What is asked → Restate the data word for word and leave the images out.

Collected material →
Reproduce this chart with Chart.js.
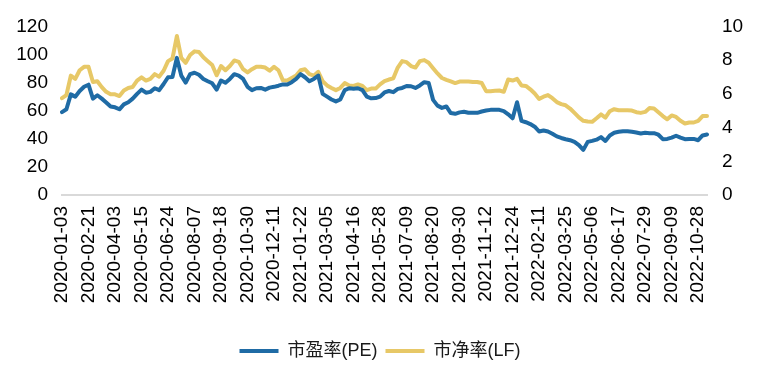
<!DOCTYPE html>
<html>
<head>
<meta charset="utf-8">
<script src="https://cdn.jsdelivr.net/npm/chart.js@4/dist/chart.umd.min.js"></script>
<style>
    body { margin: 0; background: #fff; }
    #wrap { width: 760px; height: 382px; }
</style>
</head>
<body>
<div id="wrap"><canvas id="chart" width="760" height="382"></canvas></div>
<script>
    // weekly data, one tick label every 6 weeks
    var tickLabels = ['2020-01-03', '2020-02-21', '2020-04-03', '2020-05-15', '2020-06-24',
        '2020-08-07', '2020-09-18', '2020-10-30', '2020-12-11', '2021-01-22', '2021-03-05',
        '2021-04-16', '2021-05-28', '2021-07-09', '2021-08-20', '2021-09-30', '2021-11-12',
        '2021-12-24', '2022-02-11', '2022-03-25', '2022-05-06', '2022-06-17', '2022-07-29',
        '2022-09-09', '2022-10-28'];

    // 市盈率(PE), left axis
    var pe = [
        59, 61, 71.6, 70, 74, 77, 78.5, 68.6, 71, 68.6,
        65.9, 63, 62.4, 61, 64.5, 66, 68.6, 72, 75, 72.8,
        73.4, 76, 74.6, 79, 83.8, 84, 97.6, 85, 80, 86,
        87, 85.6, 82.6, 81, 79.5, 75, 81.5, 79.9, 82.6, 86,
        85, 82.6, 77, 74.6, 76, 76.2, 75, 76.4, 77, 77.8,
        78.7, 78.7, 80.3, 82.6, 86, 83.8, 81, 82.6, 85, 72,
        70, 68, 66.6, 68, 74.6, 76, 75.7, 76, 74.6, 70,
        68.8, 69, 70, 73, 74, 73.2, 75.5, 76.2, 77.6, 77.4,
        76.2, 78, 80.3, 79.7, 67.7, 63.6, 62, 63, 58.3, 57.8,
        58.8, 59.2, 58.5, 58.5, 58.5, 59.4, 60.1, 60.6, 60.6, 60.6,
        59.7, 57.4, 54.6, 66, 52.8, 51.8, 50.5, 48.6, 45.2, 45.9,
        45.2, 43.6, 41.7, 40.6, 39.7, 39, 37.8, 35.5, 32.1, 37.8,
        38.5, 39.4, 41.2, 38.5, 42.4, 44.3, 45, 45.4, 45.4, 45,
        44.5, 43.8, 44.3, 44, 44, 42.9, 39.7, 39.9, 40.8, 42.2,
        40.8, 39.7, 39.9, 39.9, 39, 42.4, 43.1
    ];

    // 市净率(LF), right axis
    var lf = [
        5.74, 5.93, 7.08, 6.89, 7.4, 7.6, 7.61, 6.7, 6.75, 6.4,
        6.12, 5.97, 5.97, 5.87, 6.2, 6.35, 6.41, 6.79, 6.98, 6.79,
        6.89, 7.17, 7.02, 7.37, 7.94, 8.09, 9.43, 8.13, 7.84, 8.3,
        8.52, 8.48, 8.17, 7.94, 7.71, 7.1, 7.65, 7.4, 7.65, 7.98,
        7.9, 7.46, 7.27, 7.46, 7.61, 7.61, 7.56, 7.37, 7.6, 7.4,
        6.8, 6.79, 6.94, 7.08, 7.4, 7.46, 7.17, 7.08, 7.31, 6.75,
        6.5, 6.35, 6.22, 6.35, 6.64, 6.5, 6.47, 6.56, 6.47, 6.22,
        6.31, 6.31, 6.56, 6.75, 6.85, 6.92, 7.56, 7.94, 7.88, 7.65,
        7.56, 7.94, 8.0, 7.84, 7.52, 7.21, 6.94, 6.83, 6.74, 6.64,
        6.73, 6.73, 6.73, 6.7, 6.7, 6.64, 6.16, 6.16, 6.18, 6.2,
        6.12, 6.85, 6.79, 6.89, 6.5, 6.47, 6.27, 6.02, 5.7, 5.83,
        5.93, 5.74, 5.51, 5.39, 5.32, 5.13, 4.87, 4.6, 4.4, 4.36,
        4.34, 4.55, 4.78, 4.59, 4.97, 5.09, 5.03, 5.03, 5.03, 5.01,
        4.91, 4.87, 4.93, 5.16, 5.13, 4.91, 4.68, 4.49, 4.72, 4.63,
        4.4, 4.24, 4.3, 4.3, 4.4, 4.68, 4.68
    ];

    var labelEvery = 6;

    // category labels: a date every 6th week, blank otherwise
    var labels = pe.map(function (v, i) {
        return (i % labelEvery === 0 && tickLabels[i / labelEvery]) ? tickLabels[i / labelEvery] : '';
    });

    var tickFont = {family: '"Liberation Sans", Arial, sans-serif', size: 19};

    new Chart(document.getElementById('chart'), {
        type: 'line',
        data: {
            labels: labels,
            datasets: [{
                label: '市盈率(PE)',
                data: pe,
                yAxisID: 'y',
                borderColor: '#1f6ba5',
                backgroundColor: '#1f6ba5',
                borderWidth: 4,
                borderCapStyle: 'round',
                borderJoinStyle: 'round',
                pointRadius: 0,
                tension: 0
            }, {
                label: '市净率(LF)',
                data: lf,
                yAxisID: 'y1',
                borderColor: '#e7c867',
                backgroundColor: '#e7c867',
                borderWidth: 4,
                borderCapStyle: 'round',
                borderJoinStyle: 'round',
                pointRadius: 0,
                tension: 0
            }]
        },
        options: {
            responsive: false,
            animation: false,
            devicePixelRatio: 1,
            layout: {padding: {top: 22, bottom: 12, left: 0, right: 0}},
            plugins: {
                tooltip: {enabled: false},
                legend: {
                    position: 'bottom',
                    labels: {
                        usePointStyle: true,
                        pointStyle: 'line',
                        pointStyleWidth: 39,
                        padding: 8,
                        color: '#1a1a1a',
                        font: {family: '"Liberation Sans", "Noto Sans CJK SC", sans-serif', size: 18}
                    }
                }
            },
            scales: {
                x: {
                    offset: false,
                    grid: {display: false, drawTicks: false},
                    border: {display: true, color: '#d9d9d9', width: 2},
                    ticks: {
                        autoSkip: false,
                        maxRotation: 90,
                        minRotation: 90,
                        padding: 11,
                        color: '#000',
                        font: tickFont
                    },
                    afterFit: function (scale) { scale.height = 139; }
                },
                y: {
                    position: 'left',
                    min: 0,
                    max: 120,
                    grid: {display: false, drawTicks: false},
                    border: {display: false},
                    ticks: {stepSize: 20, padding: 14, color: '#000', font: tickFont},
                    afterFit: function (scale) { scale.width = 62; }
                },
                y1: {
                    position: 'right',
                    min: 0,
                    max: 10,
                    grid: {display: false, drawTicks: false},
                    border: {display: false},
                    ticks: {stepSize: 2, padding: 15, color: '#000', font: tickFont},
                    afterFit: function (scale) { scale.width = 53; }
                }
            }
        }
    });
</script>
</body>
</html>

Exercise output →
Reproduce this chart with Chart.js.
<!DOCTYPE html>
<html>
<head>
<meta charset="utf-8">
<script src="https://cdn.jsdelivr.net/npm/chart.js@4/dist/chart.umd.min.js"></script>
<style>
    body { margin: 0; background: #fff; }
    #wrap { width: 760px; height: 382px; }
</style>
</head>
<body>
<div id="wrap"><canvas id="chart" width="760" height="382"></canvas></div>
<script>
    // weekly data, one tick label every 6 weeks
    var tickLabels = ['2020-01-03', '2020-02-21', '2020-04-03', '2020-05-15', '2020-06-24',
        '2020-08-07', '2020-09-18', '2020-10-30', '2020-12-11', '2021-01-22', '2021-03-05',
        '2021-04-16', '2021-05-28', '2021-07-09', '2021-08-20', '2021-09-30', '2021-11-12',
        '2021-12-24', '2022-02-11', '2022-03-25', '2022-05-06', '2022-06-17', '2022-07-29',
        '2022-09-09', '2022-10-28'];

    // 市盈率(PE), left axis
    var pe = [
        59, 61, 71.6, 70, 74, 77, 78.5, 68.6, 71, 68.6,
        65.9, 63, 62.4, 61, 64.5, 66, 68.6, 72, 75, 72.8,
        73.4, 76, 74.6, 79, 83.8, 84, 97.6, 85, 80, 86,
        87, 85.6, 82.6, 81, 79.5, 75, 81.5, 79.9, 82.6, 86,
        85, 82.6, 77, 74.6, 76, 76.2, 75, 76.4, 77, 77.8,
        78.7, 78.7, 80.3, 82.6, 86, 83.8, 81, 82.6, 85, 72,
        70, 68, 66.6, 68, 74.6, 76, 75.7, 76, 74.6, 70,
        68.8, 69, 70, 73, 74, 73.2, 75.5, 76.2, 77.6, 77.4,
        76.2, 78, 80.3, 79.7, 67.7, 63.6, 62, 63, 58.3, 57.8,
        58.8, 59.2, 58.5, 58.5, 58.5, 59.4, 60.1, 60.6, 60.6, 60.6,
        59.7, 57.4, 54.6, 66, 52.8, 51.8, 50.5, 48.6, 45.2, 45.9,
        45.2, 43.6, 41.7, 40.6, 39.7, 39, 37.8, 35.5, 32.1, 37.8,
        38.5, 39.4, 41.2, 38.5, 42.4, 44.3, 45, 45.4, 45.4, 45,
        44.5, 43.8, 44.3, 44, 44, 42.9, 39.7, 39.9, 40.8, 42.2,
        40.8, 39.7, 39.9, 39.9, 39, 42.4, 43.1
    ];

    // 市净率(LF), right axis
    var lf = [
        5.74, 5.93, 7.08, 6.89, 7.4, 7.6, 7.61, 6.7, 6.75, 6.4,
        6.12, 5.97, 5.97, 5.87, 6.2, 6.35, 6.41, 6.79, 6.98, 6.79,
        6.89, 7.17, 7.02, 7.37, 7.94, 8.09, 9.43, 8.13, 7.84, 8.3,
        8.52, 8.48, 8.17, 7.94, 7.71, 7.1, 7.65, 7.4, 7.65, 7.98,
        7.9, 7.46, 7.27, 7.46, 7.61, 7.61, 7.56, 7.37, 7.6, 7.4,
        6.8, 6.79, 6.94, 7.08, 7.4, 7.46, 7.17, 7.08, 7.31, 6.75,
        6.5, 6.35, 6.22, 6.35, 6.64, 6.5, 6.47, 6.56, 6.47, 6.22,
        6.31, 6.31, 6.56, 6.75, 6.85, 6.92, 7.56, 7.94, 7.88, 7.65,
        7.56, 7.94, 8.0, 7.84, 7.52, 7.21, 6.94, 6.83, 6.74, 6.64,
        6.73, 6.73, 6.73, 6.7, 6.7, 6.64, 6.16, 6.16, 6.18, 6.2,
        6.12, 6.85, 6.79, 6.89, 6.5, 6.47, 6.27, 6.02, 5.7, 5.83,
        5.93, 5.74, 5.51, 5.39, 5.32, 5.13, 4.87, 4.6, 4.4, 4.36,
        4.34, 4.55, 4.78, 4.59, 4.97, 5.09, 5.03, 5.03, 5.03, 5.01,
        4.91, 4.87, 4.93, 5.16, 5.13, 4.91, 4.68, 4.49, 4.72, 4.63,
        4.4, 4.24, 4.3, 4.3, 4.4, 4.68, 4.68
    ];

    var labelEvery = 6;

    // category labels: a date every 6th week, blank otherwise
    var labels = pe.map(function (v, i) {
        return (i % labelEvery === 0 && tickLabels[i / labelEvery]) ? tickLabels[i / labelEvery] : '';
    });

    var tickFont = {family: '"Liberation Sans", Arial, sans-serif', size: 19};

    new Chart(document.getElementById('chart'), {
        type: 'line',
        data: {
            labels: labels,
            datasets: [{
                label: '市盈率(PE)',
                data: pe,
                yAxisID: 'y',
                borderColor: '#1f6ba5',
                backgroundColor: '#1f6ba5',
                borderWidth: 4,
                borderCapStyle: 'round',
                borderJoinStyle: 'round',
                pointRadius: 0,
                tension: 0
            }, {
                label: '市净率(LF)',
                data: lf,
                yAxisID: 'y1',
                borderColor: '#e7c867',
                backgroundColor: '#e7c867',
                borderWidth: 4,
                borderCapStyle: 'round',
                borderJoinStyle: 'round',
                pointRadius: 0,
                tension: 0
            }]
        },
        options: {
            responsive: false,
            animation: false,
            devicePixelRatio: 1,
            layout: {padding: {top: 22, bottom: 12, left: 0, right: 0}},
            plugins: {
                tooltip: {enabled: false},
                legend: {
                    position: 'bottom',
                    labels: {
                        usePointStyle: true,
                        pointStyle: 'line',
                        pointStyleWidth: 39,
                        padding: 8,
                        color: '#1a1a1a',
                        font: {family: '"Liberation Sans", "Noto Sans CJK SC", sans-serif', size: 18}
                    }
                }
            },
            scales: {
                x: {
                    offset: false,
                    grid: {display: false, drawTicks: false},
                    border: {display: true, color: '#d9d9d9', width: 2},
                    ticks: {
                        autoSkip: false,
                        maxRotation: 90,
                        minRotation: 90,
                        padding: 11,
                        color: '#000',
                        font: tickFont
                    },
                    afterFit: function (scale) { scale.height = 139; }
                },
                y: {
                    position: 'left',
                    min: 0,
                    max: 120,
                    grid: {display: false, drawTicks: false},
                    border: {display: false},
                    ticks: {stepSize: 20, padding: 14, color: '#000', font: tickFont},
                    afterFit: function (scale) { scale.width = 62; }
                },
                y1: {
                    position: 'right',
                    min: 0,
                    max: 10,
                    grid: {display: false, drawTicks: false},
                    border: {display: false},
                    ticks: {stepSize: 2, padding: 15, color: '#000', font: tickFont},
                    afterFit: function (scale) { scale.width = 53; }
                }
            }
        }
    });
</script>
</body>
</html>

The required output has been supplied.